[start]

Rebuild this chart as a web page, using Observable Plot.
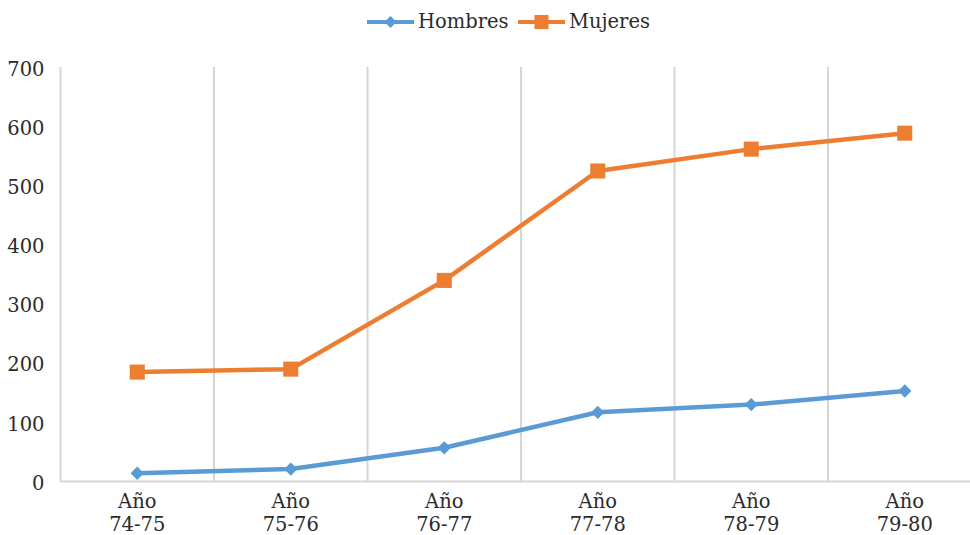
<!DOCTYPE html>
<html>
<head>
<meta charset="utf-8">
<script src="https://cdn.jsdelivr.net/npm/d3@7"></script>
<script src="https://cdn.jsdelivr.net/npm/@observablehq/plot@0.6"></script>
<style>
  body { margin: 0; background: #fff; font-family: "DejaVu Serif", serif; color: #2b2b2b; }
  #legend { position: relative; height: 44px; width: 970px; }
  .item { position: absolute; top: 10px; display: flex; align-items: center; font-size: 19.5px; line-height: 24px; }
  .item svg { display: block; margin-right: 4px; }
  #chart svg { display: block; overflow: visible; }
</style>
</head>
<body>
<div id="legend"></div>
<div id="chart"></div>
<script>
// School years on the horizontal axis
const years = ["74-75", "75-76", "76-77", "77-78", "78-79", "79-80"];
// Counts per year
const hombres = [14, 21, 57, 117, 130, 153];
const mujeres = [185, 190, 340, 525, 562, 589];
// Value axis ticks
const yTicks = [0, 100, 200, 300, 400, 500, 600, 700];
const seriesNames = ["Hombres", "Mujeres"];

// Presentation
const colors = {Hombres: "#5B9BD5", Mujeres: "#ED7D31"};
const symbols = {Hombres: "diamond2", Mujeres: "square"};
const radius = {Hombres: 6, Mujeres: 8.5};
const gridColor = "#d6d6d6";
const textColor = "#2b2b2b";
const fontSize = 19.5;

const rows = years.flatMap((year, i) => [
  {i, year, serie: "Hombres", value: hombres[i]},
  {i, year, serie: "Mujeres", value: mujeres[i]}
]);
const bounds = d3.range(-0.5, years.length, 1); // category boundaries

const chart = Plot.plot({
  width: 970,
  height: 491,
  marginTop: 23,
  marginBottom: 54,
  marginLeft: 60,
  marginRight: -11,
  style: {fontFamily: "'DejaVu Serif', serif", fontSize: fontSize + "px", color: textColor, background: "#fff"},
  x: {domain: [-0.5, years.length - 0.5], axis: null},
  y: {domain: [0, 700], ticks: yTicks, tickSize: 0, tickPadding: 16, label: null},
  color: {domain: seriesNames, range: seriesNames.map(s => colors[s])},
  marks: [
    Plot.ruleX(bounds, {x: d => d, y1: 0, y2: 700, stroke: gridColor, strokeWidth: 2}),
    Plot.ruleY([0], {stroke: gridColor, strokeWidth: 2}),
    Plot.axisY({ticks: yTicks, tickSize: 0, tickPadding: 16, label: null, dy: 2, fontSize, fill: textColor}),
    Plot.text(years, {
      x: (d, i) => i, y: 0, text: d => "Año\n" + d,
      lineAnchor: "top", lineHeight: 1.15, dy: 11, fontSize, fill: textColor
    }),
    Plot.line(rows, {x: "i", y: "value", z: "serie", stroke: "serie", strokeWidth: 4.5, strokeLinejoin: "round", strokeLinecap: "round"}),
    ...seriesNames.map(s => Plot.dot(rows.filter(d => d.serie === s), {
      x: "i", y: "value", symbol: symbols[s], r: radius[s], fill: colors[s], stroke: "none"
    }))
  ]
});
document.getElementById("chart").append(chart);

// Legend above the plot
const legend = d3.select("#legend");
const lefts = {Hombres: 367, Mujeres: 518};
for (const s of seriesNames) {
  const item = legend.append("div").attr("class", "item").style("left", lefts[s] + "px");
  const svg = item.append("svg").attr("width", 47).attr("height", 20);
  svg.append("line").attr("x1", 0).attr("x2", 47).attr("y1", 10).attr("y2", 10)
    .attr("stroke", colors[s]).attr("stroke-width", 4);
  if (s === "Hombres") {
    svg.append("path").attr("d", "M23.5,4 L29.5,10 L23.5,16 L17.5,10 Z").attr("fill", colors[s]);
  } else {
    svg.append("rect").attr("x", 16.5).attr("y", 3).attr("width", 14).attr("height", 14).attr("fill", colors[s]);
  }
  item.append("span").text(s);
}
</script>
</body>
</html>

[end]

## Work to do
Find every line of the data that holds the string "chart", then say how many there are and nothing else.

## Solution to this task
5